NEW YORK (AP) — A federal judge cited the confident voice of the late Apple founder Steve Jobs on Tuesday as she refused to toss out lawsuits alleging the company and various publishers conspired to drive up the price of electronic books.
U.S. District Judge Denise Cote noted in her written ruling that Jobs had made statements that agreements between the publishers and Apple Inc., based in Cupertino, Calif., would cause consumers to "pay a little more" and that prices would "be the same" at Apple and Amazon.com.
In a lawsuit this year, the U.S. government joined 15 states in suing Apple and publishers, saying they conspired in the fall of 2009 to force e-book prices several dollars above the $9.99 price charged by Amazon.com on its popular Kindle device. According to the lawsuit, the publishers were concerned that Amazon's e-book price was too far below the price of hardcover books and Apple was concerned because it was preparing to launch the iPad. By 2010, Amazon was responsible for 90 percent of e-book sales in the United States, the judge noted.

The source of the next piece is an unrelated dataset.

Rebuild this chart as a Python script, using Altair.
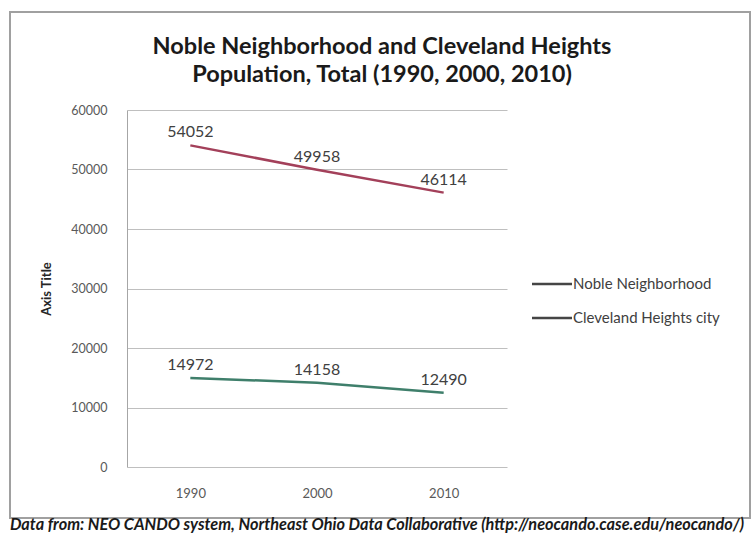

Amazon's $9.99 price for best-sellers was such a deep discount from list prices of $20 and more that it was widely believed Amazon was selling the e-books at a loss to attract more customers and force competitors to lower their prices.
The judge rejected the argument that Apple and the publishers were merely improving the efficiencies of distribution, saying: "It has everything to do with coordinating a horizontal agreement among publishers to raise prices, and eliminating horizontal price competition among Apple's competitors at the retail level."